§ **THE EXERCISE**
Repeat every line exactly, keeping the pictures out of the copy.

— START —

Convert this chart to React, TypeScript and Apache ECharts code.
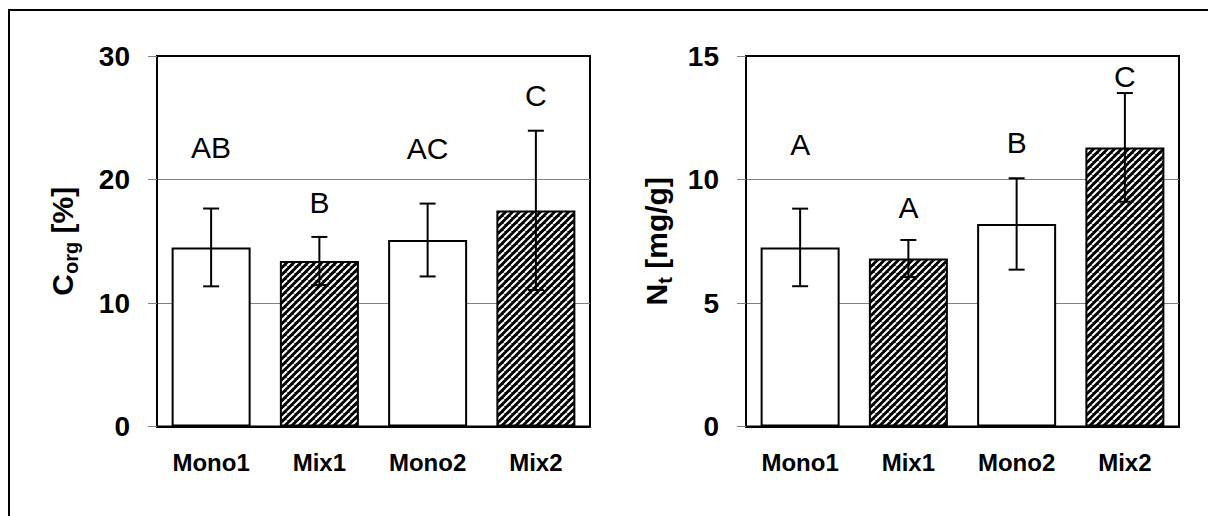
import React, { useEffect, useRef } from 'react';
import * as echarts from 'echarts';

const categories = ['Mono1', 'Mix1', 'Mono2', 'Mix2'];
const hatched = [false, true, false, true];

const corgMean = [14.5, 13.4, 15.1, 17.5];
const corgErr = [3.15, 1.95, 2.95, 6.45];
const corgLetters = ['AB', 'B', 'AC', 'C'];
const corgLetterPos = [22.6, 18.1, 22.5, 26.8];
const corgAxis = { min: 0, max: 30, interval: 10 };

const ntMean = [7.25, 6.8, 8.2, 11.3];
const ntErr = [1.57, 0.75, 1.85, 2.2];
const ntLetters = ['A', 'A', 'B', 'C'];
const ntLetterPos = [11.4, 8.85, 11.5, 14.15];
const ntAxis = { min: 0, max: 15, interval: 5 };

const FONT = '"Liberation Sans", Arial, Helvetica, sans-serif';

function makeHatch(): HTMLCanvasElement {
  const n = 7;
  const c = document.createElement('canvas');
  c.width = n;
  c.height = n;
  const ctx = c.getContext('2d')!;
  ctx.fillStyle = '#000';
  ctx.fillRect(0, 0, n, n);
  ctx.strokeStyle = '#fff';
  ctx.lineWidth = 2;
  for (const k of [-n, 0, n]) {
    ctx.beginPath();
    ctx.moveTo(k, n);
    ctx.lineTo(k + n, 0);
    ctx.stroke();
  }
  return c;
}

export default function App() {
  const ref = useRef<HTMLDivElement>(null);

  useEffect(() => {
    if (!ref.current) return;
    const chart = echarts.init(ref.current, undefined, { renderer: 'svg' });
    const hatch = makeHatch();
    const hatchFill: any = { image: hatch, repeat: 'repeat', imageWidth: 7, imageHeight: 7 };

    const nameRich = {
      b: { fontSize: 30, fontWeight: 'bold', fontFamily: FONT, color: '#000', lineHeight: 38 },
      s: { fontSize: 20, fontWeight: 'bold', fontFamily: FONT, color: '#000', lineHeight: 20, verticalAlign: 'bottom' },
    };

    const makeX = (gi: number) => ({
      type: 'category',
      gridIndex: gi,
      data: categories,
      boundaryGap: true,
      axisLine: { show: true, lineStyle: { color: '#000', width: 2 } },
      axisTick: { show: false },
      axisLabel: { fontSize: 24, fontWeight: 'bold', fontFamily: FONT, color: '#000', margin: 24 },
      splitLine: { show: false },
    });

    const makeY = (gi: number, ax: any, name: string, gap: number) => ({
      type: 'value',
      gridIndex: gi,
      min: ax.min,
      max: ax.max,
      interval: ax.interval,
      name,
      nameLocation: 'middle',
      nameRotate: 90,
      nameGap: gap,
      nameTextStyle: { rich: nameRich },
      axisLine: { show: true, lineStyle: { color: '#000', width: 2 } },
      axisTick: { show: true, length: 9, lineStyle: { color: '#808080', width: 1 } },
      axisLabel: { fontSize: 28, fontWeight: 'bold', fontFamily: FONT, color: '#000', margin: 27 },
      splitLine: { show: true, showMinLine: false, showMaxLine: false, lineStyle: { color: '#808080', width: 1 } },
    });

    const barSeries = (gi: number, vals: number[]) => ({
      type: 'bar',
      xAxisIndex: gi,
      yAxisIndex: gi,
      barWidth: 79,
      data: vals.map((v, i) => ({
        value: v,
        itemStyle: {
          color: hatched[i] ? hatchFill : '#fff',
          borderColor: '#000',
          borderWidth: 2,
        },
      })),
    });

    const errSeries = (gi: number, mean: number[], err: number[]) => ({
      type: 'custom',
      xAxisIndex: gi,
      yAxisIndex: gi,
      encode: { x: 0, y: 1 },
      data: mean.map((m, i) => [i, m, err[i]]),
      renderItem: (params: any, api: any) => {
        const x = api.value(0);
        const m = api.value(1);
        const e = api.value(2);
        const top = api.coord([x, m + e]);
        const bot = api.coord([x, m - e]);
        const hw = 8;
        const st = { stroke: '#000', lineWidth: 2 };
        return {
          type: 'group',
          children: [
            { type: 'line', shape: { x1: top[0], y1: top[1], x2: bot[0], y2: bot[1] }, style: st },
            { type: 'line', shape: { x1: top[0] - hw, y1: top[1], x2: top[0] + hw, y2: top[1] }, style: st },
            { type: 'line', shape: { x1: bot[0] - hw, y1: bot[1], x2: bot[0] + hw, y2: bot[1] }, style: st },
          ],
        };
      },
      z: 5,
    });

    const letterSeries = (gi: number, letters: string[], pos: number[]) => ({
      type: 'custom',
      xAxisIndex: gi,
      yAxisIndex: gi,
      encode: { x: 0, y: 1 },
      data: pos.map((p, i) => [i, p]),
      renderItem: (params: any, api: any) => {
        const p = api.coord([api.value(0), api.value(1)]);
        return {
          type: 'text',
          x: p[0],
          y: p[1],
          style: {
            text: letters[params.dataIndex],
            fontSize: 30,
            fontFamily: FONT,
            fill: '#000',
            align: 'center',
            verticalAlign: 'middle',
          },
        };
      },
      z: 6,
    });

    chart.setOption({
      animation: false,
      backgroundColor: '#fff',
      graphic: [
        {
          type: 'rect',
          shape: { x: 9, y: 10, width: 1400, height: 800 },
          style: { fill: 'none', stroke: '#000', lineWidth: 2 },
          silent: true,
        },
      ],
      grid: [
        { left: 157, top: 56, width: 433, height: 370.5, show: true, borderColor: '#000', borderWidth: 2, backgroundColor: 'transparent' },
        { left: 746, top: 56, width: 433, height: 370.5, show: true, borderColor: '#000', borderWidth: 2, backgroundColor: 'transparent' },
      ],
      xAxis: [makeX(0), makeX(1)],
      yAxis: [
        makeY(0, corgAxis, '{b|C}{s|org}{b| [%]}', 76),
        makeY(1, ntAxis, '{b|N}{s|t}{b| [mg/g]}', 71),
      ],
      series: [
        barSeries(0, corgMean),
        errSeries(0, corgMean, corgErr),
        letterSeries(0, corgLetters, corgLetterPos),
        barSeries(1, ntMean),
        errSeries(1, ntMean, ntErr),
        letterSeries(1, ntLetters, ntLetterPos),
      ],
    });

    return () => chart.dispose();
  }, []);

  return (
    <div
      ref={ref}
      style={{ position: 'absolute', left: 0, top: 0, width: 1208, height: 516 }}
    />
  );
}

— END —

§ **RESULT OF THIS EXERCISE**
Convert this chart to React, TypeScript and Apache ECharts code.
import React, { useEffect, useRef } from 'react';
import * as echarts from 'echarts';

const categories = ['Mono1', 'Mix1', 'Mono2', 'Mix2'];
const hatched = [false, true, false, true];

const corgMean = [14.5, 13.4, 15.1, 17.5];
const corgErr = [3.15, 1.95, 2.95, 6.45];
const corgLetters = ['AB', 'B', 'AC', 'C'];
const corgLetterPos = [22.6, 18.1, 22.5, 26.8];
const corgAxis = { min: 0, max: 30, interval: 10 };

const ntMean = [7.25, 6.8, 8.2, 11.3];
const ntErr = [1.57, 0.75, 1.85, 2.2];
const ntLetters = ['A', 'A', 'B', 'C'];
const ntLetterPos = [11.4, 8.85, 11.5, 14.15];
const ntAxis = { min: 0, max: 15, interval: 5 };

const FONT = '"Liberation Sans", Arial, Helvetica, sans-serif';

function makeHatch(): HTMLCanvasElement {
  const n = 7;
  const c = document.createElement('canvas');
  c.width = n;
  c.height = n;
  const ctx = c.getContext('2d')!;
  ctx.fillStyle = '#000';
  ctx.fillRect(0, 0, n, n);
  ctx.strokeStyle = '#fff';
  ctx.lineWidth = 2;
  for (const k of [-n, 0, n]) {
    ctx.beginPath();
    ctx.moveTo(k, n);
    ctx.lineTo(k + n, 0);
    ctx.stroke();
  }
  return c;
}

export default function App() {
  const ref = useRef<HTMLDivElement>(null);

  useEffect(() => {
    if (!ref.current) return;
    const chart = echarts.init(ref.current, undefined, { renderer: 'svg' });
    const hatch = makeHatch();
    const hatchFill: any = { image: hatch, repeat: 'repeat', imageWidth: 7, imageHeight: 7 };

    const nameRich = {
      b: { fontSize: 30, fontWeight: 'bold', fontFamily: FONT, color: '#000', lineHeight: 38 },
      s: { fontSize: 20, fontWeight: 'bold', fontFamily: FONT, color: '#000', lineHeight: 20, verticalAlign: 'bottom' },
    };

    const makeX = (gi: number) => ({
      type: 'category',
      gridIndex: gi,
      data: categories,
      boundaryGap: true,
      axisLine: { show: true, lineStyle: { color: '#000', width: 2 } },
      axisTick: { show: false },
      axisLabel: { fontSize: 24, fontWeight: 'bold', fontFamily: FONT, color: '#000', margin: 24 },
      splitLine: { show: false },
    });

    const makeY = (gi: number, ax: any, name: string, gap: number) => ({
      type: 'value',
      gridIndex: gi,
      min: ax.min,
      max: ax.max,
      interval: ax.interval,
      name,
      nameLocation: 'middle',
      nameRotate: 90,
      nameGap: gap,
      nameTextStyle: { rich: nameRich },
      axisLine: { show: true, lineStyle: { color: '#000', width: 2 } },
      axisTick: { show: true, length: 9, lineStyle: { color: '#808080', width: 1 } },
      axisLabel: { fontSize: 28, fontWeight: 'bold', fontFamily: FONT, color: '#000', margin: 27 },
      splitLine: { show: true, showMinLine: false, showMaxLine: false, lineStyle: { color: '#808080', width: 1 } },
    });

    const barSeries = (gi: number, vals: number[]) => ({
      type: 'bar',
      xAxisIndex: gi,
      yAxisIndex: gi,
      barWidth: 79,
      data: vals.map((v, i) => ({
        value: v,
        itemStyle: {
          color: hatched[i] ? hatchFill : '#fff',
          borderColor: '#000',
          borderWidth: 2,
        },
      })),
    });

    const errSeries = (gi: number, mean: number[], err: number[]) => ({
      type: 'custom',
      xAxisIndex: gi,
      yAxisIndex: gi,
      encode: { x: 0, y: 1 },
      data: mean.map((m, i) => [i, m, err[i]]),
      renderItem: (params: any, api: any) => {
        const x = api.value(0);
        const m = api.value(1);
        const e = api.value(2);
        const top = api.coord([x, m + e]);
        const bot = api.coord([x, m - e]);
        const hw = 8;
        const st = { stroke: '#000', lineWidth: 2 };
        return {
          type: 'group',
          children: [
            { type: 'line', shape: { x1: top[0], y1: top[1], x2: bot[0], y2: bot[1] }, style: st },
            { type: 'line', shape: { x1: top[0] - hw, y1: top[1], x2: top[0] + hw, y2: top[1] }, style: st },
            { type: 'line', shape: { x1: bot[0] - hw, y1: bot[1], x2: bot[0] + hw, y2: bot[1] }, style: st },
          ],
        };
      },
      z: 5,
    });

    const letterSeries = (gi: number, letters: string[], pos: number[]) => ({
      type: 'custom',
      xAxisIndex: gi,
      yAxisIndex: gi,
      encode: { x: 0, y: 1 },
      data: pos.map((p, i) => [i, p]),
      renderItem: (params: any, api: any) => {
        const p = api.coord([api.value(0), api.value(1)]);
        return {
          type: 'text',
          x: p[0],
          y: p[1],
          style: {
            text: letters[params.dataIndex],
            fontSize: 30,
            fontFamily: FONT,
            fill: '#000',
            align: 'center',
            verticalAlign: 'middle',
          },
        };
      },
      z: 6,
    });

    chart.setOption({
      animation: false,
      backgroundColor: '#fff',
      graphic: [
        {
          type: 'rect',
          shape: { x: 9, y: 10, width: 1400, height: 800 },
          style: { fill: 'none', stroke: '#000', lineWidth: 2 },
          silent: true,
        },
      ],
      grid: [
        { left: 157, top: 56, width: 433, height: 370.5, show: true, borderColor: '#000', borderWidth: 2, backgroundColor: 'transparent' },
        { left: 746, top: 56, width: 433, height: 370.5, show: true, borderColor: '#000', borderWidth: 2, backgroundColor: 'transparent' },
      ],
      xAxis: [makeX(0), makeX(1)],
      yAxis: [
        makeY(0, corgAxis, '{b|C}{s|org}{b| [%]}', 76),
        makeY(1, ntAxis, '{b|N}{s|t}{b| [mg/g]}', 71),
      ],
      series: [
        barSeries(0, corgMean),
        errSeries(0, corgMean, corgErr),
        letterSeries(0, corgLetters, corgLetterPos),
        barSeries(1, ntMean),
        errSeries(1, ntMean, ntErr),
        letterSeries(1, ntLetters, ntLetterPos),
      ],
    });

    return () => chart.dispose();
  }, []);

  return (
    <div
      ref={ref}
      style={{ position: 'absolute', left: 0, top: 0, width: 1208, height: 516 }}
    />
  );
}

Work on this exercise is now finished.